The terminology surrounding artificial intelligence makes the underlying mechanisms seem far more complicated than they actually are. I regularly see people become paralysed by sophisticated-sounding "technology" that are fundamentally simple text operations.
We build systems that need to know things, and understanding how these models actually store and retrieve that knowledge is the only way to design architectures that do not collapse under their own weight, though I concede that trivial applications can often survive poor architectural choices for a short time.
To understand why artificial intelligence storage is important you first need to understand the constraints of the context window. The context window is the strict limit on the amount of text (context) a model can process at any given moment, acting as a short-term buffer where we place instructions, retrieved documents, and conversation history. Everything within this window influences the immediate response of the model, while everything outside of it is entirely invisible.
Navigating the constraints of the context window dictates every architectural decision we make regarding artificial intelligence. When we fail to respect this boundary, we overwhelm the model with noise and degrade the quality of its output.
The Inefficiency of Trained Knowledge
Large language models possess a baseline understanding of the world baked directly into their weights. I refer to this repository as what I call "the AI God", being the static snapshot of global knowledge the model acquired during its initial training phase. While this snapshot is exceptional at understanding the slow-changing structures of human language, it is an extremely inefficient way to store factual knowledge about the current world.

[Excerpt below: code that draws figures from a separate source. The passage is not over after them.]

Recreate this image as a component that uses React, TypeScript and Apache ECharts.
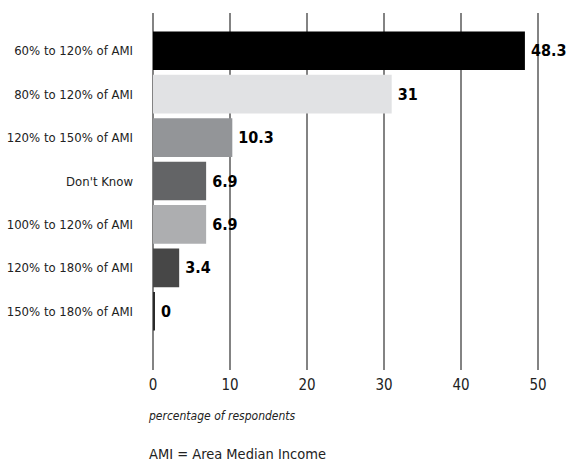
import React, { useEffect, useRef } from "react";
import * as echarts from "echarts";

const categories = [
  "60% to 120% of AMI",
  "80% to 120% of AMI",
  "120% to 150% of AMI",
  "Don't Know",
  "100% to 120% of AMI",
  "120% to 180% of AMI",
  "150% to 180% of AMI",
];
const values = [48.3, 31, 10.3, 6.9, 6.9, 3.4, 0];
const barColors = ["#000000", "#e1e2e4", "#939598", "#636466", "#adaeb0", "#474747", "#2a2a2a"];
const xTicks = [0, 10, 20, 30, 40, 50];

const FONT = "'DejaVu Sans Condensed', 'Liberation Sans Narrow', Roboto, sans-serif";

export default function App() {
  const ref = useRef<HTMLDivElement>(null);

  useEffect(() => {
    if (!ref.current) return;
    const chart = echarts.init(ref.current, undefined, { renderer: "svg" });
    chart.setOption({
      animation: false,
      backgroundColor: "#ffffff",
      grid: [
        // bars
        { left: 153, right: 31, top: 29, height: 304 },
        // gridlines and tick labels
        { left: 153, right: 31, top: 13, height: 357 },
      ],
      xAxis: [
        {
          gridIndex: 0,
          type: "value",
          min: 0,
          max: 50,
          interval: 10,
          show: false,
        },
        {
          gridIndex: 1,
          type: "value",
          min: xTicks[0],
          max: xTicks[xTicks.length - 1],
          interval: 10,
          axisLine: { show: false },
          axisTick: { show: false },
          splitLine: { show: true, lineStyle: { color: "#5a5a5a", width: 1.5 } },
          axisLabel: {
            fontFamily: FONT,
            fontSize: 15,
            color: "#222",
            margin: 7,
          },
        },
      ],
      yAxis: [
        {
          gridIndex: 0,
          type: "category",
          data: categories,
          inverse: true,
          axisLine: { show: false },
          axisTick: { show: false },
          axisLabel: {
            fontFamily: FONT,
            fontSize: 13,
            color: "#222",
            margin: 20,
          },
        },
        {
          gridIndex: 1,
          type: "value",
          show: false,
        },
      ],
      series: [
        {
          type: "bar",
          xAxisIndex: 0,
          yAxisIndex: 0,
          barCategoryGap: "11%",
          barMinHeight: 2,
          data: values.map((v, i) => ({ value: v, itemStyle: { color: barColors[i] } })),
          label: {
            show: true,
            position: "right",
            distance: 6,
            fontFamily: FONT,
            fontWeight: "bold",
            fontSize: 16,
            color: "#000",
          },
        },
      ],
      graphic: [
        {
          type: "text",
          left: 149,
          top: 410,
          style: {
            text: "percentage of respondents",
            fontFamily: FONT,
            fontStyle: "italic",
            fontSize: 12,
            fill: "#222",
          },
        },
        {
          type: "text",
          left: 149,
          top: 446,
          style: {
            text: "AMI = Area Median Income",
            fontFamily: FONT,
            fontSize: 14.5,
            fill: "#222",
          },
        },
      ],
    });
    return () => chart.dispose();
  }, []);

  return (
    <div
      ref={ref}
      style={{ position: "fixed", left: 0, top: 0, width: 569, height: 462 }}
    />
  );
}
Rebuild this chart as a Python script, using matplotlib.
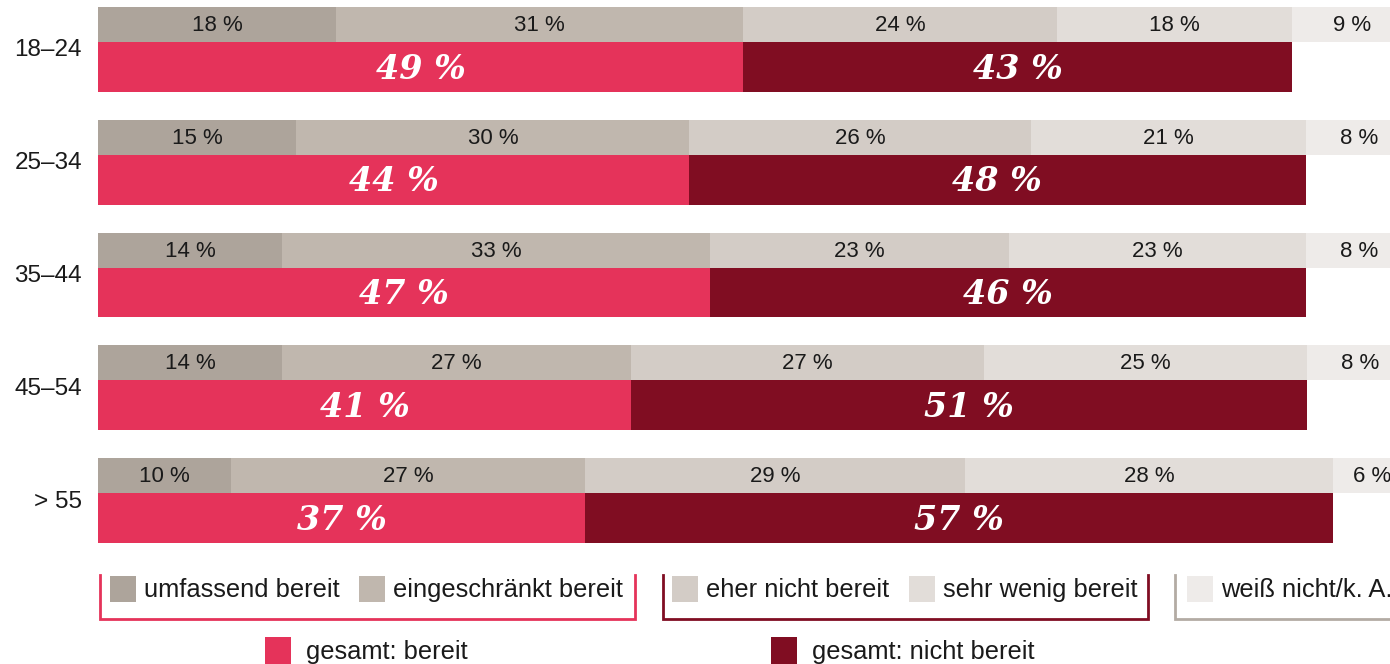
import matplotlib
matplotlib.use('Agg')
import matplotlib.pyplot as plt
from matplotlib.patches import Rectangle

plt.rcParams['font.family'] = 'Liberation Sans'

# Altersgruppen
groups = ['18–24', '25–34', '35–44', '45–54', '> 55']

# Anteile in % (aus dem Bild geschätzt)
umfassend = [18.1, 15.1, 14.0, 14.0, 10.1]
eingeschraenkt = [31.0, 29.9, 32.6, 26.6, 27.0]
eher_nicht = [23.9, 26.0, 22.7, 26.8, 28.9]
sehr_wenig = [17.9, 20.9, 22.6, 24.6, 28.0]
weiss_nicht = [9.1, 8.1, 8.1, 8.1, 6.0]

# veröffentlichte Summen
gesamt_bereit = [49, 44, 47, 41, 37]
gesamt_nicht = [43, 48, 46, 51, 57]

seg_colors = ['#ADA49B', '#C0B7AE', '#D3CCC6', '#E2DDD9', '#EEEBE9']
pink = '#E5335A'
darkred = '#800D22'
txt = '#1a1a1a'

W, H = 1390, 664
fig = plt.figure(figsize=(W / 100, H / 100), dpi=100)

# Hauptachse: 100 % = 1314 px, beginnt bei x=98
ax = fig.add_axes([98 / W, (H - 543) / H, 1314 / W, 536 / H])
ax.set_xlim(0, 100)
top_h = 35 / 113
bot_h = 50 / 113
ax.set_ylim(len(groups) - 1 + top_h + bot_h, 0)
ax.axis('off')

series = [umfassend, eingeschraenkt, eher_nicht, sehr_wenig, weiss_nicht]
for i, g in enumerate(groups):
    left = 0
    for vals, col in zip(series, seg_colors):
        v = vals[i]
        ax.barh(i, v, left=left, height=top_h, align='edge', color=col, linewidth=0)
        ax.text(left + v / 2, i + top_h / 2 + 0.01, f'{v:.0f} %', ha='center', va='center',
                fontsize=16, color=txt)
        left += v
    b = umfassend[i] + eingeschraenkt[i]
    n = eher_nicht[i] + sehr_wenig[i]
    ax.barh(i + top_h, b, left=0, height=bot_h, align='edge', color=pink, linewidth=0)
    ax.barh(i + top_h, n, left=b, height=bot_h, align='edge', color=darkred, linewidth=0)
    yc = i + top_h + bot_h / 2 + 0.02
    ax.text(b / 2, yc, f'{gesamt_bereit[i]} %', ha='center', va='center', color='white',
            fontsize=24, family='DejaVu Serif', weight='bold', style='italic')
    ax.text(b + n / 2, yc, f'{gesamt_nicht[i]} %', ha='center', va='center', color='white',
            fontsize=24, family='DejaVu Serif', weight='bold', style='italic')
    fig.text(82 / W, 1 - (7 + i * 113 + 43) / H, g, ha='right', va='center', fontsize=17.5,
             color=txt)

# Legende in Pixelkoordinaten
lg = fig.add_axes([0, 0, 1, 1])
lg.set_xlim(0, W)
lg.set_ylim(H, 0)
lg.axis('off')

legend_items = [
    ('umfassend bereit', seg_colors[0], 110),
    ('eingeschränkt bereit', seg_colors[1], 359),
    ('eher nicht bereit', seg_colors[2], 672),
    ('sehr wenig bereit', seg_colors[3], 909),
    ('weiß nicht/k. A.', seg_colors[4], 1187),
]
for label, col, x in legend_items:
    lg.add_patch(Rectangle((x, 576), 26, 26, color=col, lw=0))
    lg.text(x + 34, 590, label, ha='left', va='center', fontsize=18.4, color=txt)

brackets = [(100, 635, pink), (663, 1148, darkred), (1175, 1420, '#B3ABA4')]
for x0, x1, col in brackets:
    lg.plot([x0, x0, x1, x1], [575, 619, 619, 575], color=col, lw=2, solid_joinstyle='miter')

for label, col, x in [('gesamt: bereit', pink, 265), ('gesamt: nicht bereit', darkred, 771)]:
    lg.add_patch(Rectangle((x, 637), 26, 28, color=col, lw=0))
    lg.text(x + 41, 652, label, ha='left', va='center', fontsize=18.4, color=txt)

fig.savefig('out.png', dpi=100, facecolor='white')
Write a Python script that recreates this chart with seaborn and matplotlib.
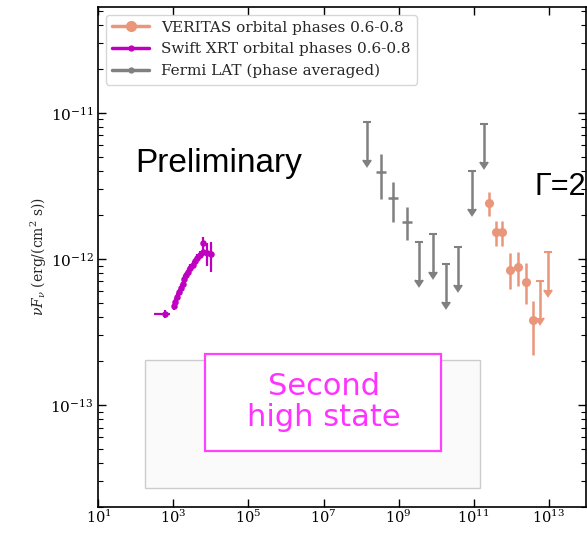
import numpy as np
import matplotlib
matplotlib.use("Agg")
import matplotlib.pyplot as plt
import seaborn as sns
import pandas as pd
from matplotlib.lines import Line2D
from matplotlib.patches import Rectangle
from matplotlib.ticker import (FixedLocator, NullLocator, NullFormatter,
                               LogFormatterSciNotation)

# ---- Swift XRT, orbital phases 0.6-0.8 (energy [eV], nuFnu [erg/cm2/s]) ----
swift_e = [593, 1031, 1117, 1216, 1376, 1557, 1759, 1945, 2154, 2387,
           2754, 3250, 3745, 4317, 5090, 6010, 6240, 7960, 9810]
swift_f = [4.2e-13, 4.74e-13, 5.1e-13, 5.47e-13, 5.91e-13, 6.3e-13, 6.74e-13,
           7.29e-13, 7.69e-13, 8.19e-13, 8.63e-13, 9.1e-13, 9.6e-13, 1.01e-12,
           1.06e-12, 1.12e-12, 1.29e-12, 1.10e-12, 1.08e-12]
swift_e_lo = [291, 30, 33, 36, 41, 47, 53, 58, 65, 72,
              83, 98, 112, 130, 153, 180, 187, 239, 294]
swift_e_hi = [222, 30, 33, 36, 41, 47, 53, 58, 65, 72,
              83, 98, 112, 130, 153, 180, 187, 239, 294]
swift_f_lo = [2.5e-14, 3.0e-14, 3.1e-14, 3.3e-14, 3.5e-14, 3.8e-14, 4.0e-14,
              4.4e-14, 4.6e-14, 4.9e-14, 5.2e-14, 5.5e-14, 5.8e-14, 6.1e-14,
              6.4e-14, 6.7e-14, 1.1e-13, 2.0e-13, 2.7e-13]
swift_f_hi = [2.5e-14, 3.0e-14, 3.1e-14, 3.3e-14, 3.5e-14, 3.8e-14, 4.0e-14,
              4.4e-14, 4.6e-14, 4.9e-14, 5.2e-14, 5.5e-14, 5.8e-14, 6.1e-14,
              6.4e-14, 6.7e-14, 1.1e-13, 1.9e-13, 2.2e-13]

# ---- Fermi LAT, phase averaged: flux points and upper limits ----
fermi_e = [3.35e8, 7.26e8, 1.66e9]
fermi_f = [3.93e-12, 2.61e-12, 1.80e-12]
fermi_e_lo = [0.88e8, 1.92e8, 0.44e9]
fermi_e_hi = [1.20e8, 2.61e8, 0.60e9]
fermi_f_lo = [1.38e-12, 0.81e-12, 0.45e-12]
fermi_f_hi = [1.31e-12, 0.77e-12, 0.45e-12]
fermi_ul_e = [1.47e8, 3.59e9, 8.17e9, 1.81e10, 3.93e10, 8.96e10, 1.91e11]
fermi_ul_f = [8.63e-12, 1.30e-12, 1.47e-12, 9.24e-13, 1.20e-12, 3.99e-12, 8.41e-12]

# ---- VERITAS, orbital phases 0.6-0.8 ----
ver_e = [2.59e11, 3.91e11, 5.86e11, 9.4e11, 1.57e12, 2.51e12, 3.79e12]
ver_f = [2.41e-12, 1.52e-12, 1.52e-12, 8.45e-13, 8.77e-13, 6.92e-13, 3.84e-13]
ver_f_lo = [0.45e-12, 0.30e-12, 0.30e-12, 2.21e-13, 2.21e-13, 2.00e-13, 1.66e-13]
ver_f_hi = [0.45e-12, 0.31e-12, 0.31e-12, 2.55e-13, 2.43e-13, 2.47e-13, 1.34e-13]
ver_ul_e = [5.93e12, 9.88e12]
ver_ul_f = [7.1e-13, 1.12e-12]

labels = ["VERITAS orbital phases 0.6-0.8",
          "Swift XRT orbital phases 0.6-0.8",
          "Fermi LAT (phase averaged)"]
x_ticks = [1e1, 1e3, 1e5, 1e7, 1e9, 1e11, 1e13]
y_ticks = [1e-13, 1e-12, 1e-11]

VER_C = "#E9967A"
SWIFT_C = "#C000C0"
FERMI_C = "#808080"
UL_FRAC = 0.45  # length of the upper-limit arrows, as a fraction of the value

sns.set_theme(style="ticks", rc={
    "xtick.direction": "in", "ytick.direction": "in",
    "xtick.top": True, "ytick.right": True,
    "axes.edgecolor": "black", "xtick.color": "black", "ytick.color": "black",
    "axes.linewidth": 1.2,
})
plt.rcParams["font.family"] = ["DejaVu Serif"]
plt.rcParams["mathtext.fontset"] = "dejavuserif"

fig = plt.figure(figsize=(5.87, 5.34), dpi=100)
ax = fig.add_axes([0.1678, 0.0506, 0.8305, 0.9363])
ax.set_xscale("log")
ax.set_yscale("log")
ax.set_xlim(1e1, 1e14)
ax.set_ylim(2.0e-14, 5.3e-11)

# Swift XRT
ax.errorbar(swift_e, swift_f, xerr=[swift_e_lo, swift_e_hi],
            yerr=[swift_f_lo, swift_f_hi], fmt="none",
            ecolor=SWIFT_C, elinewidth=1.6, zorder=3)
swift_df = pd.DataFrame({"energy": swift_e, "flux": swift_f})
sns.scatterplot(data=swift_df, x="energy", y="flux", color=SWIFT_C, s=22,
                linewidth=0, ax=ax, legend=False, zorder=4)

# Fermi LAT
ax.errorbar(fermi_e, fermi_f, xerr=[fermi_e_lo, fermi_e_hi],
            yerr=[fermi_f_lo, fermi_f_hi], fmt=".", ms=3, color=FERMI_C,
            elinewidth=1.8, capsize=0, zorder=3)
ax.errorbar(fermi_ul_e, fermi_ul_f, yerr=UL_FRAC * np.array(fermi_ul_f),
            uplims=True, fmt="none", color=FERMI_C, ecolor=FERMI_C,
            elinewidth=1.8, capsize=3, capthick=1.5, zorder=3)

# VERITAS
ver_e_arr = np.array(ver_e)
ax.errorbar(ver_e, ver_f, xerr=[0.17 * ver_e_arr, 0.2 * ver_e_arr],
            yerr=[ver_f_lo, ver_f_hi], fmt="o", ms=5.5, color=VER_C,
            elinewidth=1.8, capsize=0, zorder=3)
ax.errorbar(ver_ul_e, ver_ul_f, yerr=UL_FRAC * np.array(ver_ul_f),
            uplims=True, fmt="none", color=VER_C, ecolor=VER_C,
            elinewidth=1.8, capsize=3, capthick=1.5, zorder=3)

# axes ticks and labels
ax.xaxis.set_major_locator(FixedLocator(x_ticks))
ax.xaxis.set_major_formatter(LogFormatterSciNotation())
ax.xaxis.set_minor_locator(NullLocator())
ax.yaxis.set_major_locator(FixedLocator(y_ticks))
ax.yaxis.set_major_formatter(LogFormatterSciNotation())
ax.yaxis.set_minor_formatter(NullFormatter())
ax.tick_params(which="major", length=6, width=1, labelsize=11)
ax.tick_params(axis="x", which="major", pad=1.5, labelsize=10.5)
ax.tick_params(which="minor", length=3.5, width=0.8)
ax.set_xlabel("")
ax.set_ylabel(r"$\nu F_\nu$ (erg/(cm$^2$ s))", fontsize=10, labelpad=1)

# legend
handles = [
    Line2D([], [], color=VER_C, lw=2.5, marker="o", ms=7),
    Line2D([], [], color=SWIFT_C, lw=2.5, marker="o", ms=3.5),
    Line2D([], [], color=FERMI_C, lw=2.5, marker="o", ms=3.5),
]
ax.legend(handles, labels, loc="upper left", fontsize=11, handlelength=2.4,
          frameon=True, fancybox=True, edgecolor="0.8", framealpha=0.8)

# annotations
ax.text(0.075, 0.67, "Preliminary", transform=ax.transAxes, fontsize=24,
        family="Liberation Sans", color="black", va="baseline")
ax.text(0.895, 0.624, "Γ=2", transform=ax.transAxes, fontsize=22,
        family="Liberation Sans", color="black", va="baseline", clip_on=False)

ax.add_patch(Rectangle((0.095, 0.038), 0.688, 0.256, transform=ax.transAxes,
                       facecolor="#fafafa", edgecolor="#cccccc", lw=1, zorder=1))
ax.add_patch(Rectangle((0.2185, 0.112), 0.4841, 0.194, transform=ax.transAxes,
                       facecolor="white", edgecolor="#ff40ff", lw=1.6, zorder=2))
ax.text(0.462, 0.21, "Second\nhigh state", transform=ax.transAxes,
        ha="center", va="center", fontsize=22, color="#ff33ff",
        family="DejaVu Sans", linespacing=1.1, zorder=3)

fig.savefig("out.png", dpi=100)
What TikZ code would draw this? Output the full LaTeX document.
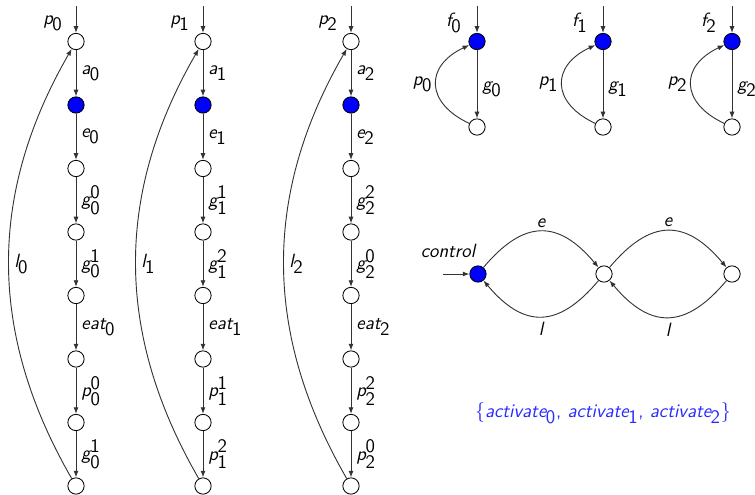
\documentclass[tikz,border=0pt,11pt]{standalone}
\usetikzlibrary{arrows.meta}
\definecolor{setblue}{RGB}{40,40,255}
\newcommand\lv[2]{{\itshape #1}\kern-0.3pt$_{\textsf{#2}}$}
\newcommand\lvv[3]{{\itshape #1}\kern-0.3pt$_{\textsf{#2}}^{\textsf{#3}}$}
\tikzset{
  st/.style={circle,draw=black,fill=white,minimum size=9.8pt,inner sep=0pt,line width=0.5pt},
  on/.style={st,fill=blue},
  tr/.style={-{Latex[length=4pt,width=3pt]},line width=0.55pt,draw=black!80},
  lab/.style={right,inner sep=3pt},
  lft/.style={left,inner sep=2pt},
  txt/.style={inner sep=0pt}
}
\begin{document}
\begin{tikzpicture}[x=0.6pt,y=-0.6pt,font=\sffamily\fontsize{11.5}{14}\selectfont]
\useasboundingbox (0,0) rectangle (755,495);
% philosopher chains
\foreach \c/\X/\A/\B/\C/\D/\E/\F/\G in {
  0/76/\lv{a}{0}/\lv{e}{0}/\lvv{g}{0}{0}/\lvv{g}{0}{1}/\lv{eat}{0}/\lvv{p}{0}{0}/\lvv{g}{0}{1},
  1/203/\lv{a}{1}/\lv{e}{1}/\lvv{g}{1}{1}/\lvv{g}{1}{2}/\lv{eat}{1}/\lvv{p}{1}{1}/\lvv{p}{1}{2},
  2/351/\lv{a}{2}/\lv{e}{2}/\lvv{g}{2}{2}/\lvv{g}{2}{0}/\lv{eat}{2}/\lvv{p}{2}{2}/\lvv{p}{2}{0}} {
  \coordinate (s\c) at (\X,6);
  \node[st] (n\c0) at (\X,41.5) {};
  \node[on] (n\c1) at (\X,105) {};
  \foreach \k in {2,...,7} \node[st] (n\c\k) at (\X,{41.5+63.5*\k}) {};
  \node[txt,anchor=east] (pl\c) at (\X-13,23) {\lv{p}{\c}};
  \draw[tr] (s\c) -- (n\c0);
  \draw[tr] (n\c0) -- node[lab] {\A} (n\c1);
  \draw[tr] (n\c1) -- node[lab] {\B} (n\c2);
  \draw[tr] (n\c2) -- node[lab] {\C} (n\c3);
  \draw[tr] (n\c3) -- node[lab] {\D} (n\c4);
  \draw[tr] (n\c4) -- node[lab] {\E} (n\c5);
  \draw[tr] (n\c5) -- node[lab] {\F} (n\c6);
  \draw[tr] (n\c6) -- node[lab] {\G} (n\c7);
  \draw[tr] (n\c7) to[bend left=30] node[lab] {\lv{l}{\c}} (n\c0);
}
% fork automata
\foreach \c/\X in {0/477,1/603,2/732} {
  \coordinate (fs\c) at (\X,6);
  \node[on] (f\c) at (\X,41.5) {};
  \node[st] (fb\c) at (\X,127) {};
  \node[txt,anchor=east] (fl\c) at (\X-15,23) {\lv{f}{\c}};
  \draw[tr] (fs\c) -- (f\c);
  \draw[tr] (f\c) -- node[lab,pos=0.57] {\lv{g}{\c}} (fb\c);
  \draw[tr] (fb\c) to[out=155,in=205,looseness=1.6] node[lft] {\lv{p}{\c}} (f\c);
}
% control automaton
\coordinate (cin) at (443,274);
\node[on] (c0) at (478,274) {};
\node[st] (c1) at (604,274) {};
\node[st] (c2) at (732,274) {};
\node[txt] (ctl) at (448,251) {\itshape control};
\draw[tr] (cin) -- (c0);
\draw[tr] (c0) to[bend left=50,looseness=1.4] node[above,inner sep=2pt] {\itshape e} (c1);
\draw[tr] (c1) to[bend left=50,looseness=1.4] node[above,inner sep=2pt] {\itshape e} (c2);
\draw[tr] (c1) to[bend left=50,looseness=1.4] node[below,inner sep=3pt] {\itshape l} (c0);
\draw[tr] (c2) to[bend left=50,looseness=1.4] node[below,inner sep=3pt] {\itshape l} (c1);
\node[txt,text=setblue] (set) at (603,413) {$\{$\lv{activate}{0}, \lv{activate}{1}, \lv{activate}{2}$\}$};
\end{tikzpicture}
\end{document}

I recognise that at the moment training happens fast as there is a lot of investment going into building new models at the moment, but relying on model updates to know the current time or the current head of state remains a sub-optimal strategy.
Knowledge Through Retrieval
Because we cannot rely on the inherent knowledge of the model, we use retrieval-augmented generation (RAG) to feed accurate data into the context window exactly when it is needed, acknowledging that this introduces slight latency to the response time. This process involves taking our existing documents, converting them into mathematical vectors ahead of time, and searching for matches based on intention rather than strict keyword overlap.
Vector databases are excellent for managing vast libraries of data, but I deploy them only when the document volume demands it. When dealing with smaller datasets of fewer than a thousand pages, I get away with storing vectors as regular text strings and calculating the closest match at query time, though I switch to dedicated vector databases once the search speed degrades. There is no need to waste time setting up complex vector infrastructure for a simple internal wiki.
Memory is Summary of Previous Work
The industry uses the term memory to imply a sophisticated cognitive process. In reality, memory is simply a natural language summary of past interactions that can be read by humans and machines alike. It is nothing more than a text string. When we talk about shared memory between multiple agents, we are just talking about giving those agents access to read the exact same text string.
We use memory files to maintain continuity in long-running processes or processes running over multiple instances, acknowledging that these summaries lose nuance over time as they are compressed.
Skills are Routine Descriptions
We must give these models instructions on how to execute specific tasks. We do this through what the industry calls "skills", meaning either natural language routine descriptions or predefined executable scripts that outline exactly how a task is supposed to be executed repeatedly. Unlike memory, which records what has happened, a skill dictates what needs to happen.
Skills can take the form of predefined executable scripts, such as Python scripts, stored within the skill package alongside natural language routines. The language model does not generate these scripts from scratch. Instead, it selects the appropriate predefined script, makes modifications if the task requires it, and executes it in the local environment where the agent is already running. This requires that the local environment has the necessary capabilities to execute the script, but given that condition is met, the range of tasks that can be automated is significant. Because the language model is working with pre-existing code rather than code it generated entirely from its own current context, the script may contain elements that fall outside the direct understanding of the model. I recognise this as a potential security vector that requires attention when I design systems that use executable skills.
We do not load all possible skills into the context window at once. We explicitly isolate skills to ensure the model only receives the exact routine description it needs for the task at hand, though this requires routing logic before the prompt is generated. The less information a model has to process, the better the result will be. Providing a model with fifty irrelevant routines guarantees confusion and degraded performance.
Summary of My Position
The mechanisms for storing and retrieving knowledge in artificial intelligence are practical text operations. We operate within the strict boundaries of the context window, supplementing the trained knowledge of the model with targeted retrieval, plain text memory summaries, and isolated natural language skills.
Looking ahead, I anticipate shifts in how we manage these text operations. Research into continuous learning suggests models may eventually update their factual knowledge without full retraining cycles. I am also intrigued by what is called Swarm Knowledge, defining the emerging pattern where independent agents communicate to sentral hubs to exchange knowledge and experience. Until those approaches mature, I default to simple, readable text files and require a compelling argument before introducing any architectural complexity.